Developing a 25-year prediction of reliability to support investment in infrastructure replacement required a little innovativeness and a fair amount of skill in probabilistic analysis. Fortunately, authors Zoilo Roldan, Sam Chien and Roger Lee exercised both of these in their years at Southern California Edison's (SCE) San Onofre Nuclear Generating Station performing probabilistic risk assessment (PRA). San Onofre was one of the first nuclear plants to use PRA methods in managing risks during the vulnerable periods of refueling (“Managing Outage Risk,” Nuclear News, June 1992, Vol. 35, No. 8). San Onofre was also the first U.S. nuclear plant to develop a tool for recalculating the plant PRA in real time as equipment status changed. For this, San Onofre received the “Top Industry Practice” award in 1996 from the Nuclear Strategic Planning Conference.

PRA is a technology used to calculate the probability of nuclear accidents by systematically analyzing all of the possible equipment responses to a hypothetical initiating event. Not only does PRA provide the bottom line of nuclear plant risk, but it also provides insights into how important each constituent system, component and procedure really is to the bottom line — or isn't. With PRA's comprehensive view, systematic process and quantitative nature, its insights are sometimes surprising and counter intuitive.
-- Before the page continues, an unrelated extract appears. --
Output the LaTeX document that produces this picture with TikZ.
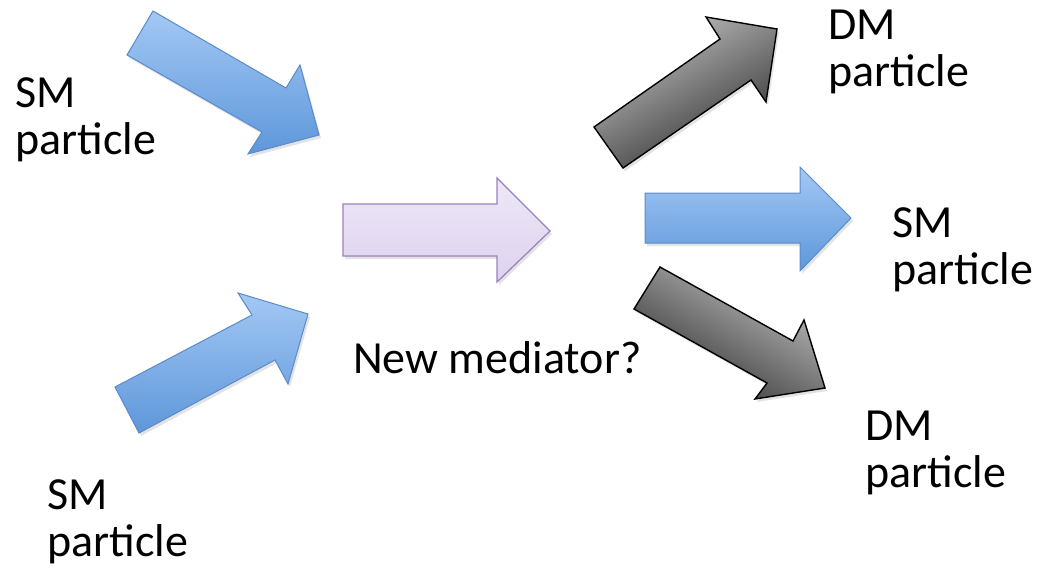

The history of PRA in the U.S. nuclear power industry contains many examples of significant but low-cost enhancements in systems and procedures, and also of cost savings from reductions in equipment, maintenance and regulations where PRA had demonstrated low benefit/cost. “PRA gives us a quantitative best-estimate forecast of what we will get for our investment,” says Roger Lee, manager of asset management and system reliability in SCE's T&D department and former manager of the PRA group at San Onofre. “And it presents the analyses in a way that is easily understood by an independent reviewer.”

If these capabilities of PRA sound too good to be limited to use in a nuclear power plant, Roldan, Chien and Lee would agree. They hope to make sure that SCE's T&D organization is able to take full advantage of the power of PRA.